--- start of Extracted information ---
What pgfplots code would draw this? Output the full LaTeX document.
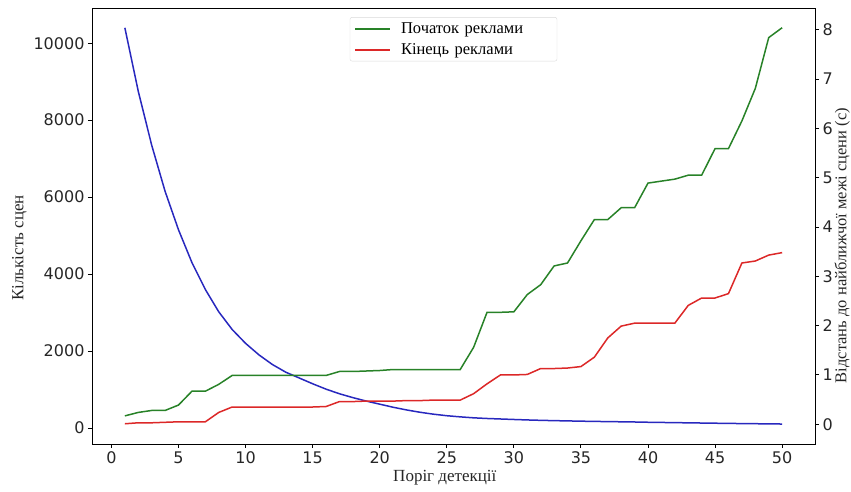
\documentclass[border=0pt]{standalone}
\usepackage{fontspec}
\setmainfont{Liberation Serif}
\newfontfamily\ticksfont{DejaVu Sans}
\usepackage{pgfplots}
\pgfplotsset{compat=1.18}
\usepackage{pgfplotstable}

\definecolor{mplblue}{RGB}{40,40,190}
\definecolor{mplgreen}{RGB}{40,130,40}
\definecolor{mplred}{RGB}{220,40,40}

% number of scenes vs detection threshold (left axis)
\pgfplotstableread{
x scenes
1 10400
2 8750
3 7350
4 6150
5 5150
6 4300
7 3600
8 3020
9 2560
10 2200
11 1900
12 1650
13 1450
14 1300
15 1150
16 1010
17 890
18 790
19 700
20 620
21 540
22 470
23 410
24 360
25 320
26 290
27 265
28 248
29 235
30 222
31 210
32 200
33 192
34 185
35 178
36 172
37 167
38 162
39 157
40 150
41 145
42 140
43 135
44 130
45 125
46 120
47 116
48 112
49 108
50 104
}\scenes

% distance to nearest scene boundary (right axis)
\pgfplotstableread{
x start end
1 0.17 0.01
2 0.24 0.03
3 0.28 0.03
4 0.28 0.04
5 0.39 0.05
6 0.67 0.05
7 0.67 0.05
8 0.81 0.24
9 0.99 0.35
10 0.99 0.35
11 0.99 0.35
12 0.99 0.35
13 0.99 0.35
14 0.99 0.35
15 0.99 0.35
16 0.99 0.36
17 1.07 0.46
18 1.07 0.46
19 1.08 0.47
20 1.09 0.47
21 1.11 0.47
22 1.11 0.48
23 1.11 0.48
24 1.11 0.49
25 1.11 0.49
26 1.11 0.49
27 1.56 0.62
28 2.27 0.82
29 2.27 1.00
30 2.28 1.00
31 2.63 1.01
32 2.83 1.13
33 3.21 1.13
34 3.27 1.14
35 3.72 1.17
36 4.15 1.36
37 4.15 1.75
38 4.39 1.99
39 4.39 2.05
40 4.89 2.05
41 4.93 2.05
42 4.97 2.05
43 5.05 2.41
44 5.05 2.56
45 5.59 2.56
46 5.59 2.65
47 6.15 3.27
48 6.81 3.31
49 7.84 3.43
50 8.04 3.48
}\dist

\pgfplotsset{
  common/.style={
    scale only axis, width=723pt, height=436pt,
    xmin=-1.45, xmax=52.45,
    tick align=outside,
    major tick length=4pt,
    major tick style={black, line width=0.9pt},
    axis line style={line width=0.9pt},
    ticklabel style={font=\ticksfont\fontsize{16}{16}\selectfont, text=black!85},
    /pgf/number format/assume math mode=true,
    /pgf/number format/1000 sep={},
    every axis plot/.append style={line width=1.5pt, no marks},
  }
}

\begin{document}
\begin{tikzpicture}
\begin{axis}[common,
  ymin=-415, ymax=10915,
  xtick={0,5,...,50}, ytick={0,2000,...,10000},
  xtick pos=bottom, ytick pos=left,
  scaled y ticks=false,
  xlabel={Поріг детекції}, ylabel={Кількість сцен},
  xlabel style={font=\fontsize{17}{20}\selectfont, text=black!85,
    at={(ticklabel cs:0.488)}, anchor=near ticklabel},
  ylabel style={font=\fontsize{17}{20}\selectfont, text=black!85,
    at={(ticklabel cs:0.45)}, anchor=near ticklabel},
]
\addplot[mplblue] table[x=x, y=scenes] {\scenes};
\end{axis}
\begin{axis}[common,
  ymin=-0.40, ymax=8.44,
  axis x line=none, axis y line*=right,
  ytick={0,...,8},
  yticklabel pos=right,
  ylabel={Відстань до найближчої межі сцени (с)},
  ylabel style={font=\fontsize{16.5}{19}\selectfont, text=black!85,
    at={(ticklabel cs:0.455,-5pt)}, anchor=near ticklabel},
  legend cell align=left,
  legend image code/.code={\draw[#1, line width=2pt] (0pt,0pt) -- (35pt,0pt);},
  legend style={at={(0.5,0.979)}, anchor=north, draw=black!15,
    rounded corners=2pt, font=\fontsize{16.5}{20}\selectfont,
    /tikz/row sep=5pt, /tikz/column sep=8pt,
    /tikz/every even column/.append style={text width=150pt},
    inner xsep=4pt, inner ysep=3pt},
]
\addplot[mplgreen] table[x=x, y=start] {\dist};
\addlegendentry{Початок реклами}
\addplot[mplred] table[x=x, y=end] {\dist};
\addlegendentry{Кінець реклами}
\end{axis}
\pgfresetboundingbox
\path (-92pt,-48pt) rectangle (759pt,444pt);
\end{tikzpicture}
\end{document}
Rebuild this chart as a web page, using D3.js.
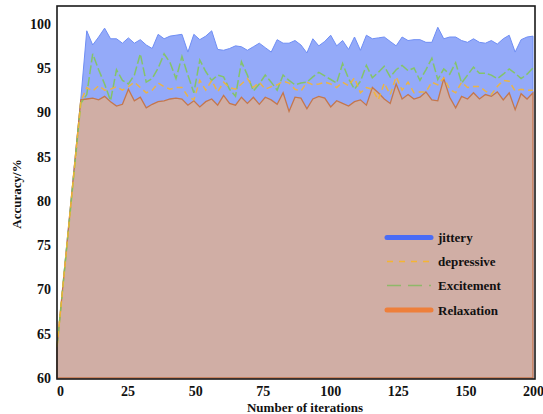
<!DOCTYPE html>
<html><head><meta charset="utf-8">
<script src="https://cdn.jsdelivr.net/npm/d3@7"></script>
<style>body{margin:0;background:#fff}svg{display:block}</style>
</head><body>
<svg id="c" width="543" height="414"></svg>
<script>
const iterations = [0].concat(d3.range(10, 200.1, 2.5));
const jittery = [63.5,91.5,99.2,97.6,98.5,99.5,98.3,98.3,97.8,98.4,97.8,98.2,97.6,97.2,98.8,98.3,98.6,98.7,98.8,96.8,98.8,98.2,98.6,99.2,97.1,97.0,97.2,97.5,97.4,97.0,97.4,97.8,97.3,96.8,98.2,97.8,97.8,98.1,97.6,96.7,98.3,97.5,98.0,98.7,97.5,98.1,97.1,98.5,97.0,98.7,98.3,98.4,98.5,98.0,97.5,98.5,98.1,98.2,98.2,97.9,97.9,99.6,98.3,98.5,98.5,98.1,97.9,98.3,97.9,97.8,98.1,97.7,98.3,98.7,96.8,98.2,98.5,98.6];
const depressive = [63.5,91.2,92.8,92.4,93.0,92.5,92.6,92.9,92.5,92.9,93.4,92.8,92.2,92.5,93.3,92.9,92.6,92.8,92.8,91.8,91.4,93.6,92.5,93.6,92.3,93.4,92.8,92.6,93.2,93.8,92.8,93.4,92.6,92.9,93.1,93.5,93.3,92.6,92.4,93.4,93.1,93.2,93.4,93.2,92.8,93.4,93.0,93.9,92.2,92.8,92.6,91.4,93.3,92.0,94.0,92.5,93.4,92.2,92.3,92.3,93.4,93.1,93.9,92.6,92.2,93.4,92.8,92.9,92.9,92.4,92.0,92.9,93.6,93.5,92.4,92.6,92.5,92.5];
const excitement = [63.5,91.0,92.0,96.6,94.8,93.2,91.3,94.8,93.6,93.2,94.2,96.6,93.4,93.8,95.0,96.6,95.6,93.8,96.3,94.2,92.2,95.9,94.6,93.6,94.2,94.0,92.6,91.8,95.7,94.2,92.4,93.2,94.2,93.4,92.5,94.2,93.6,93.1,93.3,93.4,94.0,94.5,94.1,93.7,93.3,95.5,93.8,92.6,93.5,95.3,93.9,94.5,95.2,94.0,94.8,95.3,94.7,95.0,93.6,94.8,96.1,93.7,94.9,94.3,95.6,93.3,94.2,95.1,94.4,94.4,94.2,93.8,94.3,94.9,94.4,93.8,94.3,95.0];
const relaxation = [63.5,91.4,91.5,91.6,91.4,91.8,91.2,90.7,90.9,92.6,91.3,91.7,90.5,90.9,91.2,91.3,91.5,91.6,91.5,90.8,91.3,90.6,91.2,91.5,90.8,91.9,91.0,90.8,91.7,91.0,91.7,90.9,91.7,91.4,90.9,92.2,90.1,91.7,91.6,90.4,91.5,91.8,91.6,90.6,91.3,91.0,90.7,91.2,91.4,90.8,92.8,92.2,91.5,91.0,93.2,91.5,92.0,91.5,91.7,92.3,91.4,91.3,93.8,91.7,90.5,91.8,91.5,92.2,91.5,92.0,91.8,92.3,91.4,92.2,90.3,92.1,91.5,92.2];
const yTicks = [60,65,70,75,80,85,90,95,100];
const xTickLabels = ["0","25","50","75","100","125","150","200"];
const seriesNames = ["jittery","depressive","Excitement","Relaxation"];

const svg = d3.select("#c");
const L = 57, R = 535, T = 6, B = 379;
const x = d3.scaleLinear().domain([0, 200]).range([L, 533]);
const y = d3.scaleLinear().domain([60, 102]).range([378, T]);
const xLab = d3.scalePoint().domain(xTickLabels).range([60, 533]);
const font = "'Liberation Serif','Times New Roman',serif";

const pts = arr => arr.map((v, i) => [iterations[i], v]);
const area = d3.area().x(d => x(d[0])).y0(y(60)).y1(d => y(d[1]));
const line = d3.line().x(d => x(d[0])).y(d => y(d[1]));

// jittery area
svg.append("path").attr("d", area(pts(jittery)) )
  .attr("fill", "#5a7cf6").attr("fill-opacity", 0.65)
  .attr("stroke", "#6f8ef4").attr("stroke-width", 1);
// relaxation area
svg.append("path").attr("d", area(pts(relaxation)))
  .attr("fill", "#d0aea5")
  .attr("stroke", "#c5774c").attr("stroke-width", 1.3);
// excitement dashed
svg.append("path").attr("d", line(pts(excitement)))
  .attr("fill", "none").attr("stroke", "#82c75a").attr("stroke-width", 1.5)
  .attr("stroke-dasharray", "9,3").attr("opacity", 0.9);
// depressive dashed
svg.append("path").attr("d", line(pts(depressive)))
  .attr("fill", "none").attr("stroke", "#f4b533").attr("stroke-width", 1.5)
  .attr("stroke-dasharray", "6,4").attr("opacity", 0.9);

// frame
svg.append("rect").attr("x", L).attr("y", T).attr("width", R - L).attr("height", B - T)
  .attr("fill", "none").attr("stroke", "#1a1a1a").attr("stroke-width", 1.6);

// y axis
const yAxis = d3.axisLeft(y).tickValues(yTicks).tickSize(0).tickPadding(6);
const gy = svg.append("g").attr("transform", `translate(${L},0)`).call(yAxis);
gy.select(".domain").remove();
gy.selectAll("text").attr("font-family", font).attr("font-size", 14).attr("font-weight", "bold").attr("fill", "#111");

// x axis
const xAxis = d3.axisBottom(xLab).tickSize(0).tickPadding(7);
const gx = svg.append("g").attr("transform", `translate(0,${B})`).call(xAxis);
gx.select(".domain").remove();
gx.selectAll("text").attr("font-family", font).attr("font-size", 14).attr("font-weight", "bold").attr("fill", "#111");

// titles
svg.append("text").attr("x", 305).attr("y", 412).attr("text-anchor", "middle")
  .attr("font-family", font).attr("font-size", 13).attr("font-weight", "bold").attr("fill", "#111")
  .text("Number of iterations");
svg.append("text").attr("transform", "translate(21,194) rotate(-90)").attr("text-anchor", "middle")
  .attr("font-family", font).attr("font-size", 13).attr("font-weight", "bold").attr("fill", "#111")
  .text("Accuracy/%");

// legend
const leg = [
  {name: seriesNames[0], y: 237.5, color: "#4a6cf5", w: 5, dash: null, cap: "round"},
  {name: seriesNames[1], y: 261.5, color: "#f4b533", w: 1.5, dash: "6,6", cap: "butt"},
  {name: seriesNames[2], y: 285.5, color: "#8fb86a", w: 1.5, dash: "14,7", cap: "butt"},
  {name: seriesNames[3], y: 310, color: "#ee7f3b", w: 5, dash: null, cap: "round"}
];
const lg = svg.append("g");
leg.forEach(d => {
  lg.append("line").attr("x1", 387).attr("x2", 431).attr("y1", d.y).attr("y2", d.y)
    .attr("stroke", d.color).attr("stroke-width", d.w).attr("stroke-linecap", d.cap)
    .attr("stroke-dasharray", d.dash);
  lg.append("text").attr("x", 438).attr("y", d.y + 4.5)
    .attr("font-family", font).attr("font-size", 13).attr("font-weight", "bold").attr("fill", "#111")
    .text(d.name);
});
</script>
</body></html>
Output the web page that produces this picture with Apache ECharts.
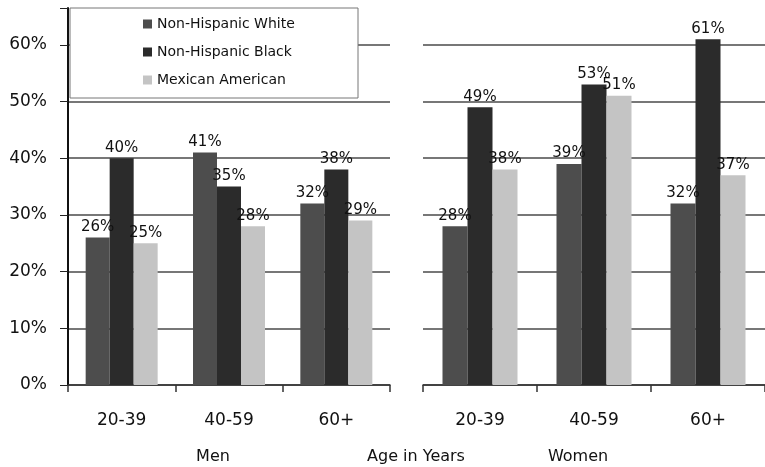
<!DOCTYPE html>
<html>
<head>
<meta charset="utf-8">
<script src="https://cdn.jsdelivr.net/npm/echarts@6/dist/echarts.min.js"></script>
<style>
  html, body { margin: 0; padding: 0; background: #fff; }
  #chart { width: 765px; height: 467px; }
</style>
</head>
<body>
<div id="chart"></div>
<script>
// Obesity prevalence by age group, sex and race/ethnicity (percent)
const ageGroups = ['20-39', '40-59', '60+'];
const seriesNames = ['Non-Hispanic White', 'Non-Hispanic Black', 'Mexican American'];
const menWhite = [26, 41, 32];
const menBlack = [40, 35, 38];
const menMexican = [25, 28, 29];
const womenWhite = [28, 39, 32];
const womenBlack = [49, 53, 61];
const womenMexican = [38, 51, 37];
const yTicks = [0, 10, 20, 30, 40, 50, 60];

const FONT = '"DejaVu Sans", sans-serif';
const colors = ['#4d4d4d', '#2b2b2b', '#c4c4c4'];
const Y_MAX = 66.5;

// gridlines at the labelled ticks only; the top edge stays clear
const gridColors = yTicks.map(() => '#4a4a4a').concat(['rgba(0,0,0,0)']);

function yAxis(gridIndex, showAxis) {
  return {
    type: 'value', gridIndex, min: 0, max: Y_MAX, interval: 10,
    axisLine: { show: showAxis, lineStyle: { color: '#111', width: 2 } },
    axisTick: { show: showAxis, length: 8, lineStyle: { color: '#222', width: 1 } },
    axisLabel: {
      show: showAxis, margin: 21, fontFamily: FONT, fontSize: 17, color: '#111',
      formatter: v => (yTicks.includes(v) ? v + '%' : '')
    },
    splitLine: { show: true, lineStyle: { color: gridColors, width: 1.5 } }
  };
}

function xAxis(gridIndex) {
  return {
    type: 'category', gridIndex, data: ageGroups,
    axisLine: { lineStyle: { color: '#333', width: 1.5 } },
    axisTick: { show: true, length: 7, lineStyle: { color: '#333', width: 1.5 } },
    axisLabel: { margin: 27, fontFamily: FONT, fontSize: 17, color: '#111' }
  };
}

function barSeries(name, values, axisIndex, color, width) {
  return {
    name, type: 'bar', data: values,
    xAxisIndex: axisIndex, yAxisIndex: axisIndex,
    barWidth: width, barGap: '0%',
    itemStyle: { color },
    label: {
      show: true, position: 'top', distance: 3,
      fontFamily: FONT, fontSize: 15, color: '#111',
      formatter: p => p.value + '%'
    }
  };
}

const chart = echarts.init(document.getElementById('chart'), null, { renderer: 'canvas' });
chart.setOption({
  animation: false,
  backgroundColor: '#fff',
  grid: [
    { left: 68, top: 8, width: 322, height: 377 },
    { left: 423, top: 8, width: 347, height: 377 }
  ],
  xAxis: [xAxis(0), xAxis(1)],
  yAxis: [yAxis(0, true), yAxis(1, false)],
  legend: {
    orient: 'vertical', left: 138, top: 12, z: 20,
    itemWidth: 9, itemHeight: 9, itemGap: 14, icon: 'rect',
    textStyle: { fontFamily: FONT, fontSize: 14, color: '#111' },
    data: seriesNames
  },
  graphic: [
    { type: 'rect', z: 10, shape: { x: 70, y: 8, width: 288, height: 90 },
      style: { fill: '#fff', stroke: '#777', lineWidth: 1 } },
    { type: 'text', x: 213, y: 457, style: { text: 'Men', font: '16px ' + FONT, fill: '#111', align: 'center', verticalAlign: 'middle' } },
    { type: 'text', x: 416, y: 457, style: { text: 'Age in Years', font: '16px ' + FONT, fill: '#111', align: 'center', verticalAlign: 'middle' } },
    { type: 'text', x: 578, y: 457, style: { text: 'Women', font: '16px ' + FONT, fill: '#111', align: 'center', verticalAlign: 'middle' } }
  ],
  series: [
    barSeries(seriesNames[0], menWhite, 0, colors[0], 24),
    barSeries(seriesNames[1], menBlack, 0, colors[1], 24),
    barSeries(seriesNames[2], menMexican, 0, colors[2], 24),
    barSeries(seriesNames[0], womenWhite, 1, colors[0], 25),
    barSeries(seriesNames[1], womenBlack, 1, colors[1], 25),
    barSeries(seriesNames[2], womenMexican, 1, colors[2], 25)
  ]
});
</script>
</body>
</html>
--- end of Extracted information ---
Go through the records and show every line with the string "page" in it.

Rebuild this chart as a web page, using D3.js.
Output the web page that produces this picture with Apache ECharts.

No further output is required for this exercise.